AIM OF THE EXERCISE:
Everything in the data should be repeated exactly, save for the images.

SUPPLIED INFORMATION:

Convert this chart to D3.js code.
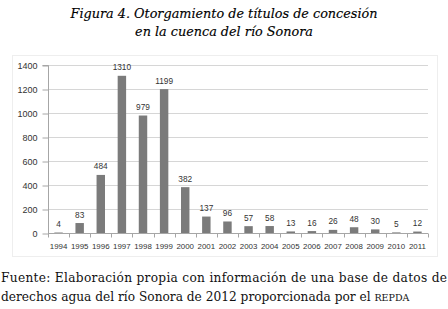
<!DOCTYPE html>
<html><head><meta charset="utf-8">
<script src="https://cdn.jsdelivr.net/npm/d3@7"></script>
<style>body{margin:0;background:#fff}svg{display:block}</style>
</head><body>
<script>
const years = ["1994","1995","1996","1997","1998","1999","2000","2001","2002","2003","2004","2005","2006","2007","2008","2009","2010","2011"];
const values = [4,83,484,1310,979,1199,382,137,96,57,58,13,16,26,48,30,5,12];
const yTicks = [0,200,400,600,800,1000,1200,1400];
const titleLines = ["Figura 4. Otorgamiento de títulos de concesión","en la cuenca del río Sonora"];

const W=448,H=309;
const svg=d3.select("body").append("svg").attr("width",W).attr("height",H);
const x=d3.scaleBand().domain(years).range([48,428]).paddingInner(0.6).paddingOuter(0.3);
const y=d3.scaleLinear().domain([0,1400]).range([233,65]);

// faint frame
svg.append("rect").attr("x",12.5).attr("y",55.5).attr("width",425).attr("height",201).attr("fill","none").attr("stroke","#eeeeee");

// title
svg.append("g").selectAll("text").data(titleLines).join("text")
 .attr("x",224).attr("y",(d,i)=>17.5+i*18.5).attr("text-anchor","middle")
 .attr("font-family","DejaVu Serif").attr("font-style","italic").attr("font-size",12.8).attr("fill","#000")
 .attr("stroke","#000").attr("stroke-width",0.15)
 .text(d=>d);

// gridlines
svg.append("g").selectAll("line").data(yTicks.slice(1)).join("line")
 .attr("x1",48).attr("x2",428).attr("y1",d=>Math.round(y(d))+0.5).attr("y2",d=>Math.round(y(d))+0.5)
 .attr("stroke","#d6d6d6");

// y axis
const ya=svg.append("g").attr("transform","translate(48.5,0.5)").call(d3.axisLeft(y).tickValues(yTicks).tickSize(6).tickPadding(5).tickFormat(d3.format("d")));
ya.select(".domain").attr("stroke","#a6a6a6").attr("d","M-6,"+Math.round(y(1400))+"H0V"+Math.round(y(0)));
ya.selectAll(".tick line").attr("stroke","#a6a6a6");
ya.selectAll("text").attr("font-family","Liberation Sans").attr("font-size",9).attr("fill","#333");

// bars
svg.append("g").selectAll("rect").data(values).join("rect")
 .attr("x",(d,i)=>x(years[i])).attr("width",x.bandwidth())
 .attr("y",d=>y(d)).attr("height",d=>233-y(d)).attr("fill","#7b7b7b");

// value labels
svg.append("g").selectAll("text").data(values).join("text")
 .attr("x",(d,i)=>x(years[i])+x.bandwidth()/2).attr("y",d=>y(d)-5.5)
 .attr("text-anchor","middle").attr("font-family","Liberation Sans").attr("font-size",8.3).attr("fill","#333")
 .text(d=>d);

// x axis
const xa=svg.append("g").attr("transform","translate(0,233.5)");
xa.append("line").attr("x1",48).attr("x2",428).attr("stroke","#a6a6a6");
xa.selectAll("line.t").data(d3.range(years.length+1)).join("line").attr("class","t")
 .attr("x1",i=>Math.round(48+i*x.step())+0.5).attr("x2",i=>Math.round(48+i*x.step())+0.5)
 .attr("y1",0).attr("y2",4).attr("stroke","#a6a6a6");
xa.selectAll("text").data(years).join("text")
 .attr("x",d=>x(d)+x.bandwidth()/2).attr("y",15.5).attr("text-anchor","middle")
 .attr("font-family","Liberation Sans").attr("font-size",7.9).attr("fill","#333").text(d=>d);

// footer
const f=svg.append("g").attr("font-family","DejaVu Serif").attr("font-size",12.2).attr("fill","#111");
f.append("text").attr("x",1).attr("y",282).attr("textLength",446).attr("lengthAdjust","spacing")
 .text("Fuente: Elaboración propia con información de una base de datos de");
const t2=f.append("text").attr("x",1).attr("y",301);
t2.append("tspan").text("derechos agua del río Sonora de 2012 proporcionada por el ");
t2.append("tspan").attr("font-size",9.5).text("REPDA");
</script>
</body></html>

THE REPLY:
Convert this chart to D3.js code.
<!DOCTYPE html>
<html><head><meta charset="utf-8">
<script src="https://cdn.jsdelivr.net/npm/d3@7"></script>
<style>body{margin:0;background:#fff}svg{display:block}</style>
</head><body>
<script>
const years = ["1994","1995","1996","1997","1998","1999","2000","2001","2002","2003","2004","2005","2006","2007","2008","2009","2010","2011"];
const values = [4,83,484,1310,979,1199,382,137,96,57,58,13,16,26,48,30,5,12];
const yTicks = [0,200,400,600,800,1000,1200,1400];
const titleLines = ["Figura 4. Otorgamiento de títulos de concesión","en la cuenca del río Sonora"];

const W=448,H=309;
const svg=d3.select("body").append("svg").attr("width",W).attr("height",H);
const x=d3.scaleBand().domain(years).range([48,428]).paddingInner(0.6).paddingOuter(0.3);
const y=d3.scaleLinear().domain([0,1400]).range([233,65]);

// faint frame
svg.append("rect").attr("x",12.5).attr("y",55.5).attr("width",425).attr("height",201).attr("fill","none").attr("stroke","#eeeeee");

// title
svg.append("g").selectAll("text").data(titleLines).join("text")
 .attr("x",224).attr("y",(d,i)=>17.5+i*18.5).attr("text-anchor","middle")
 .attr("font-family","DejaVu Serif").attr("font-style","italic").attr("font-size",12.8).attr("fill","#000")
 .attr("stroke","#000").attr("stroke-width",0.15)
 .text(d=>d);

// gridlines
svg.append("g").selectAll("line").data(yTicks.slice(1)).join("line")
 .attr("x1",48).attr("x2",428).attr("y1",d=>Math.round(y(d))+0.5).attr("y2",d=>Math.round(y(d))+0.5)
 .attr("stroke","#d6d6d6");

// y axis
const ya=svg.append("g").attr("transform","translate(48.5,0.5)").call(d3.axisLeft(y).tickValues(yTicks).tickSize(6).tickPadding(5).tickFormat(d3.format("d")));
ya.select(".domain").attr("stroke","#a6a6a6").attr("d","M-6,"+Math.round(y(1400))+"H0V"+Math.round(y(0)));
ya.selectAll(".tick line").attr("stroke","#a6a6a6");
ya.selectAll("text").attr("font-family","Liberation Sans").attr("font-size",9).attr("fill","#333");

// bars
svg.append("g").selectAll("rect").data(values).join("rect")
 .attr("x",(d,i)=>x(years[i])).attr("width",x.bandwidth())
 .attr("y",d=>y(d)).attr("height",d=>233-y(d)).attr("fill","#7b7b7b");

// value labels
svg.append("g").selectAll("text").data(values).join("text")
 .attr("x",(d,i)=>x(years[i])+x.bandwidth()/2).attr("y",d=>y(d)-5.5)
 .attr("text-anchor","middle").attr("font-family","Liberation Sans").attr("font-size",8.3).attr("fill","#333")
 .text(d=>d);

// x axis
const xa=svg.append("g").attr("transform","translate(0,233.5)");
xa.append("line").attr("x1",48).attr("x2",428).attr("stroke","#a6a6a6");
xa.selectAll("line.t").data(d3.range(years.length+1)).join("line").attr("class","t")
 .attr("x1",i=>Math.round(48+i*x.step())+0.5).attr("x2",i=>Math.round(48+i*x.step())+0.5)
 .attr("y1",0).attr("y2",4).attr("stroke","#a6a6a6");
xa.selectAll("text").data(years).join("text")
 .attr("x",d=>x(d)+x.bandwidth()/2).attr("y",15.5).attr("text-anchor","middle")
 .attr("font-family","Liberation Sans").attr("font-size",7.9).attr("fill","#333").text(d=>d);

// footer
const f=svg.append("g").attr("font-family","DejaVu Serif").attr("font-size",12.2).attr("fill","#111");
f.append("text").attr("x",1).attr("y",282).attr("textLength",446).attr("lengthAdjust","spacing")
 .text("Fuente: Elaboración propia con información de una base de datos de");
const t2=f.append("text").attr("x",1).attr("y",301);
t2.append("tspan").text("derechos agua del río Sonora de 2012 proporcionada por el ");
t2.append("tspan").attr("font-size",9.5).text("REPDA");
</script>
</body></html>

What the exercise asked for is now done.